The email problem
September 28th, 2003
For everyone that says, “I get too much email, dammit, let’s work together on a wiki,” there will be two others that say, “I hate having to go off to some web site to see what’s going on. Can’t we do this on a list?” You don’t notice this now, but I guarantee you will as Wiki usage spreads outward from the alpha geeks to the rest of the world. Businesses are trying to reduce email, sure. (They’re also trying to reduce churn, and wikis can create plenty of churn when used to tackle technical issues collaboratively. That’s only one way to use them, however.) But individuals often stumble, still, whenever they stray from it. Admit it - you know somebody who’s intelligent and gives a lot to the world, but doesn’t really understand the Bookmarks menu.
You can fight over whether the wiki should come to the people or vice versa, or you can just build nice email features into your wiki for those who want them. I plan (eventually) to do the latter. But what will they look like?
Subscription is the most obvious. Just as you can, in many message boards and weblog comment engines, check a checkbox to receive email notice when someone follows up on a comment, you ought to be able to look after a wiki page you create or edit. (Or just want to keep tabs on.) Enough people subscribe to the same page, you’re halfway to a mailing list right there.
The weirder problem is editing the wiki from outside, via email. You don’t want this to be a kludge or insecure, like many email-to-weblog gateways I’ve seen that have you put usernames and passwords in the subject line or first line of your email. You can’t use HTML email with fancy stuff done in JavaScript either, because, well, people hate that shit. What you can do, though, is create mailboxes for each page on the wiki and have them behave basically like mailing lists.
…But that would make people treat it like a mailing list. What kinds of afforrdances could we give a wiki email interface that would help keep the discourse wiki-ish? Or, if you’re feeling saucy, what other forms are possible when you combine email with a web collaboration space? And we haven’t even touched on how to bring multiple wiki pages into this. I have a feeling, though, that RSS is going to be more relevant there.
(Afterthought: hmm… automatically determining which wiki pages are closely related, by number of links? Vulnerable to attack. And it doesn’t really have anything to do with email. But people are going to need more efficient ways to slice this hunka meatloaf I’m putting together… grr.)
Entry Filed under: Vision
4 Comments
1. Bryan Alexander | October 1st, 2003 at 6:56 am
Questions about differences:
So do updates come by email every time someone edits the page, or daily/weekly? Different impulses, schedules, senses of the conversation.
The archive issue: I love my email archives. Wikis block some of that. Will I select wikimail for the topics I don’t archive?

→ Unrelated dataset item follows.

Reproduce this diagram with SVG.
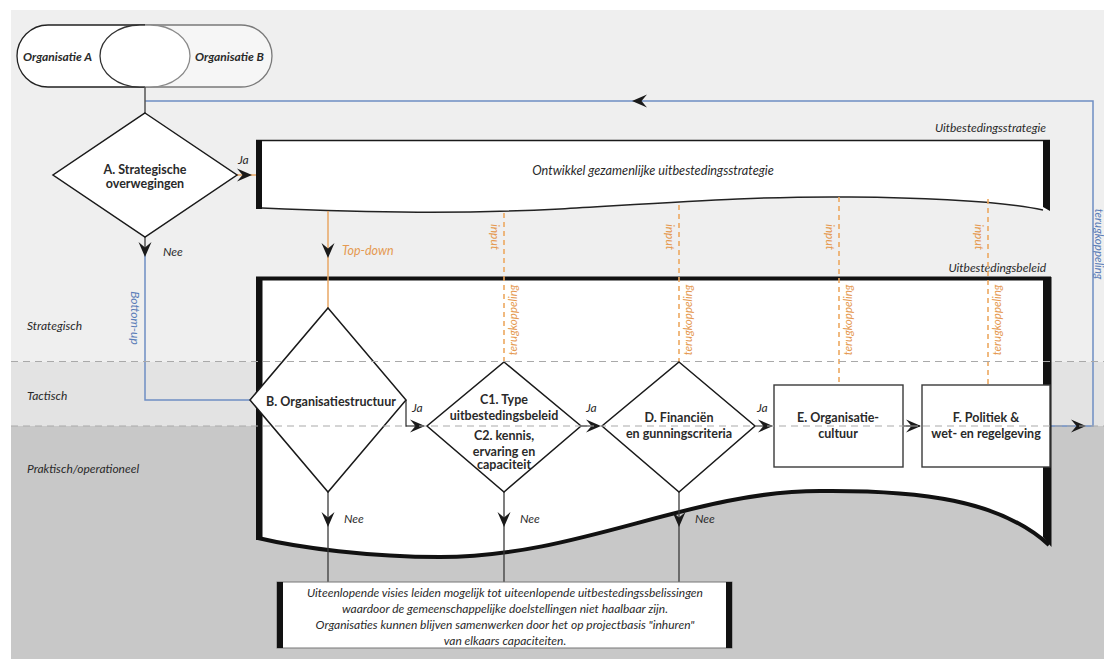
<svg xmlns="http://www.w3.org/2000/svg" width="1104" height="659" viewBox="0 0 1104 659">
  <style>
    .t { font-family: Lato, "Open Sans", "Liberation Sans", sans-serif; fill: #2a2a2a; }
    .b { font-weight: 700; font-size: 12.5px; }
    .i { font-style: italic; }
    .s11 { font-size: 11.5px; }
    .s12 { font-size: 12px; }
    .or { fill: #e59a52; }
    .bl { fill: #5a7db8; }
    .mid { text-anchor: middle; }
    .end { text-anchor: end; }
    .node { fill: #fff; stroke: #1a1a1a; stroke-width: 1.5; }
    .box { fill: #fff; stroke: #3a3a3a; stroke-width: 1.4; }
    .wire { fill: none; stroke: #3a3a3a; stroke-width: 1.3; }
    .blue { fill: none; stroke: #6f8fc4; stroke-width: 1.5; }
    .orange { fill: none; stroke: #e9a764; stroke-width: 1.5; }
    .odash { fill: none; stroke: #eda860; stroke-width: 1.6; stroke-dasharray: 5 4; }
    .band { fill: none; stroke: #a9a9a9; stroke-width: 1; stroke-dasharray: 7 5; }
  </style>
  <defs>
    <!-- chevron arrowhead, tip at the origin, pointing along +x -->
    <path id="ah" d="M0,0 L-15,-6.5 L-9.5,0 L-15,6.5 Z" fill="#1a1a1a"/>
  </defs>

  <!-- level bands -->
  <g id="bands">
    <rect x="0" y="0" width="1104" height="659" fill="#ffffff"/>
    <rect x="11" y="10" width="1093" height="352" fill="#efefef"/>
    <rect x="11" y="362" width="1093" height="64" fill="#e3e3e3"/>
    <rect x="11" y="426" width="1093" height="233" fill="#c8c8c8"/>
  </g>

  <!-- feedback loop behind the panels -->
  <g id="feedback-loop">
    <path class="blue" d="M1050,426 H1093 V101 H145"/>
  </g>

  <!-- partner organisations -->
  <g id="organisaties">
    <path d="M145,25 H241 A31,31 0 0 1 241,87 H145 Z" fill="#f6f6f6" stroke="#7a7a7a" stroke-width="1.3"/>
    <path d="M145,25 H48 A31,31 0 0 0 48,87 H145" fill="#ffffff" stroke="#222" stroke-width="1.3"/>
    <rect x="100" y="25" width="90" height="62" rx="40" ry="31" fill="#ffffff" stroke="none"/>
    <path d="M145,25 H140 A40,31 0 0 0 140,87 H145" fill="none" stroke="#333" stroke-width="1.3"/>
    <path d="M145,25 H150 A40,31 0 0 1 150,87 H145" fill="none" stroke="#8a8a8a" stroke-width="1.3"/>
    <text class="t i s12" x="23" y="61" font-weight="700">Organisatie A</text>
    <text class="t i s12" x="195" y="61" font-weight="700">Organisatie B</text>
  </g>

  <!-- outsourcing strategy panel -->
  <g id="uitbestedingsstrategie">
    <path d="M256,140 H1050 V210 L1043,210 C1010,203 960,198 850,197 C760,196 680,202 560,209 C460,214 380,213 262,208 L256,208 Z" fill="#ffffff"/>
    <path d="M262,208 C380,213 460,214 560,209 C680,202 760,196 850,197 C960,198 1010,203 1043,210" fill="none" stroke="#222" stroke-width="1.5"/>
    <line x1="256" y1="140.5" x2="1050" y2="140.5" stroke="#1a1a1a" stroke-width="1.3"/>
    <rect x="256" y="140" width="6" height="69" fill="#111"/>
    <path d="M1043,140 H1050 V211 L1043,207 Z" fill="#111"/>
    <text class="t i mid" x="653" y="175" font-size="12.7">Ontwikkel gezamenlijke uitbestedingsstrategie</text>
    <text class="t i s12 end" x="1046" y="132">Uitbestedingsstrategie</text>
  </g>

  <!-- outsourcing policy panel -->
  <g id="uitbestedingsbeleid">
    <path d="M256,277 H1051 V545 C1000,500 920,490 820,491 C690,491 580,557 440,557 C370,557 300,548 256,538 Z" fill="#ffffff"/>
    <path d="M1049,545 C1000,500 920,490 820,491 C690,491 580,557 440,557 C370,557 300,548 258,538" fill="none" stroke="#111" stroke-width="4"/>
    <rect x="256" y="276.5" width="795" height="4" fill="#111"/>
    <rect x="256" y="277" width="6.5" height="263" fill="#111"/>
    <path d="M1043,277 H1051.5 V547 L1043,537 Z" fill="#111"/>
    <text class="t i s12 end" x="1046" y="272">Uitbestedingsbeleid</text>
  </g>

  <!-- connectors -->
  <g id="connectors">
    <path d="M145,87 V113" stroke="#555" stroke-width="1.5" fill="none"/>
    <path class="orange" d="M237,175 H256"/>
    <use href="#ah" transform="translate(252,175)"/>
    <path class="wire" d="M145,237 V252"/>
    <path class="blue" d="M145,252 V400 H250"/>
    <use href="#ah" transform="translate(145,257) rotate(90)"/>
    <path class="orange" d="M328,211 V308"/>
    <use href="#ah" transform="translate(328,258) rotate(90)"/>
    <path class="odash" d="M504,213 V362"/>
    <path class="odash" d="M679,205 V362"/>
    <path class="odash" d="M839,197 V385"/>
    <path class="odash" d="M988,199 V385"/>
    <path class="wire" d="M406,400 V426 H424"/>
    <use href="#ah" transform="translate(425,426)"/>
    <path class="wire" d="M581,426 H600"/>
    <use href="#ah" transform="translate(601,426)"/>
    <path class="wire" d="M755,426 H772"/>
    <use href="#ah" transform="translate(773,426)"/>
    <path class="wire" d="M903,426 H920"/>
    <use href="#ah" transform="translate(921,426)"/>
    <use href="#ah" transform="translate(1086,426)"/>
    <use href="#ah" transform="translate(632,101) rotate(180)"/>
    <path class="wire" d="M328,492 V582"/>
    <path class="wire" d="M504,492 V582"/>
    <path class="wire" d="M679,492 V582"/>
    <use href="#ah" transform="translate(328,527) rotate(90)"/>
    <use href="#ah" transform="translate(504,527) rotate(90)"/>
    <use href="#ah" transform="translate(679,527) rotate(90)"/>
  </g>

  <!-- decision A -->
  <g id="node-a">
    <path class="node" d="M145,113 L237,175 L145,237 L53,175 Z"/>
    <text class="t b mid" x="145" y="174">A. Strategische</text>
    <text class="t b mid" x="145" y="188">overwegingen</text>
  </g>

  <!-- decision B -->
  <g id="node-b">
    <path class="node" d="M328,308 L406,400 L328,492 L250,400 Z"/>
    <text class="t b mid" x="331" y="406">B. Organisatiestructuur</text>
  </g>

  <!-- decision C -->
  <g id="node-c">
    <path class="node" d="M504,362 L581,426 L504,492 L427,426 Z"/>
    <text class="t b mid" x="504" y="404">C1. Type</text>
    <text class="t b mid" x="504" y="420">uitbestedingsbeleid</text>
    <text class="t b mid" x="504" y="440">C2. kennis,</text>
    <text class="t b mid" x="504" y="456">ervaring en</text>
    <text class="t b mid" x="504" y="469">capaciteit</text>
  </g>

  <!-- decision D -->
  <g id="node-d">
    <path class="node" d="M679,362 L755,426 L679,492 L602,426 Z"/>
    <text class="t b mid" x="679" y="422">D. Financiën</text>
    <text class="t b mid" x="679" y="438">en gunningscriteria</text>
  </g>

  <!-- step E -->
  <g id="node-e">
    <rect class="box" x="774" y="385" width="129" height="82"/>
    <text class="t b mid" x="838" y="422">E. Organisatie-</text>
    <text class="t b mid" x="838" y="438">cultuur</text>
  </g>

  <!-- step F -->
  <g id="node-f">
    <rect class="box" x="922" y="385" width="128" height="82"/>
    <text class="t b mid" x="986" y="422">F. Politiek &amp;</text>
    <text class="t b mid" x="986" y="438">wet- en regelgeving</text>
  </g>

  <!-- outcome when the answer is no -->
  <g id="node-nee">
    <rect x="277" y="582" width="455" height="66" fill="#fff" stroke="#777" stroke-width="1"/>
    <rect x="277" y="582" width="6" height="66" fill="#111"/>
    <rect x="726" y="582" width="6" height="66" fill="#111"/>
    <g class="t i mid" font-size="12">
      <text x="505" y="597">Uiteenlopende visies leiden mogelijk tot uiteenlopende uitbestedingssbelissingen</text>
      <text x="505" y="613">waardoor de gemeenschappelijke doelstellingen niet haalbaar zijn.</text>
      <text x="505" y="629">Organisaties kunnen blijven samenwerken door het op projectbasis "inhuren"</text>
      <text x="505" y="645">van elkaars capaciteiten.</text>
    </g>
  </g>

  <!-- level boundaries -->
  <g id="band-lines">
    <line class="band" x1="11" y1="361.5" x2="1104" y2="361.5"/>
    <line class="band" x1="11" y1="426" x2="1104" y2="426"/>
  </g>

  <!-- labels -->
  <g id="labels">
    <text class="t i s12" x="27" y="330" fill="#3a3a3a">Strategisch</text>
    <text class="t i s12" x="27" y="400" fill="#3a3a3a">Tactisch</text>
    <text class="t i s12" x="27" y="473" fill="#3a3a3a">Praktisch/operationeel</text>
    <text class="t i s12" x="238" y="164">Ja</text>
    <text class="t i s12" x="163" y="256">Nee</text>
    <text class="t i s12" x="412" y="412">Ja</text>
    <text class="t i s12" x="586" y="412">Ja</text>
    <text class="t i s12" x="757" y="412">Ja</text>
    <text class="t i s12" x="344" y="523">Nee</text>
    <text class="t i s12" x="520" y="523">Nee</text>
    <text class="t i s12" x="695" y="523">Nee</text>
    <text class="t i or" x="342" y="255" font-size="12.5">Top-down</text>
    <text class="t i s12 bl mid" transform="translate(131,318) rotate(90)">Bottom-up</text>
    <text class="t i bl mid" font-size="11.5" transform="translate(1095,244) rotate(90)">terugkoppeling</text>
    <text class="t i s12 or mid" transform="translate(491,237) rotate(90)">input</text>
    <text class="t i s12 or mid" transform="translate(666,237) rotate(90)">input</text>
    <text class="t i s12 or mid" transform="translate(826,237) rotate(90)">input</text>
    <text class="t i s12 or mid" transform="translate(975,237) rotate(90)">input</text>
    <text class="t i s11 or mid" transform="translate(517,320) rotate(-90)">terugkoppeling</text>
    <text class="t i s11 or mid" transform="translate(692,320) rotate(-90)">terugkoppeling</text>
    <text class="t i s11 or mid" transform="translate(852,320) rotate(-90)">terugkoppeling</text>
    <text class="t i s11 or mid" transform="translate(1001,320) rotate(-90)">terugkoppeling</text>
  </g>
</svg>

2. misuba | October 2nd, 2003 at 1:13 am
Interesting thoughts: I’m embarrassed to say I hadn’t even gotten as far as thinking of digests. I guess I’ve gotten so used to RSS, and thinking of email lists as increasingly equivalent to XML feeds, that I blanked. (Although there’s no reason RSS feeds couldn’t be published on a regular schedule, I haven’t ever seen that happen yet. Aggregators kind of make it pointless.)
But the immediate vs. digest question could be driven deeper: how do you decide when a change to a page is newsworthy? You can’t just do it by the size of the change… some kind of user rating system? Then you could aggregate others’ opinions on how big the change is, and let people know based on their preferences: “only email me when the change is of severity 5.” Or whatever.
That’s obviously only a point for when we have time to make this system as complex as possible. :-) As for your other question, I’m not sure what the distinction is. Wikimail being what I talk about in the body of this post, and archives being… what?
3. Bryan Alexander | January 21st, 2004 at 4:14 am
The ranking brings to my mind something like karma points or a rep system… but those are based on discrete posts, nailed down precisely by time. How do you freeze a wiki - perhaps the users can do this, time-stamping a wiki with a command, and lodging the text either locally or on server.
4. misuba | January 21st, 2004 at 5:22 am
Thing about this is, the change of wikis only looks smooth. It’s actually as discrete as an HTTP POST request. If you look at history pages on well-designed wikis (or even the ones on Wicker! hah!), you’ll see every change ever made to them, right down to the smallest.
The challenge there is that not every change is large/interesting enough to vote on, or even to comment on when you make it. Who decides?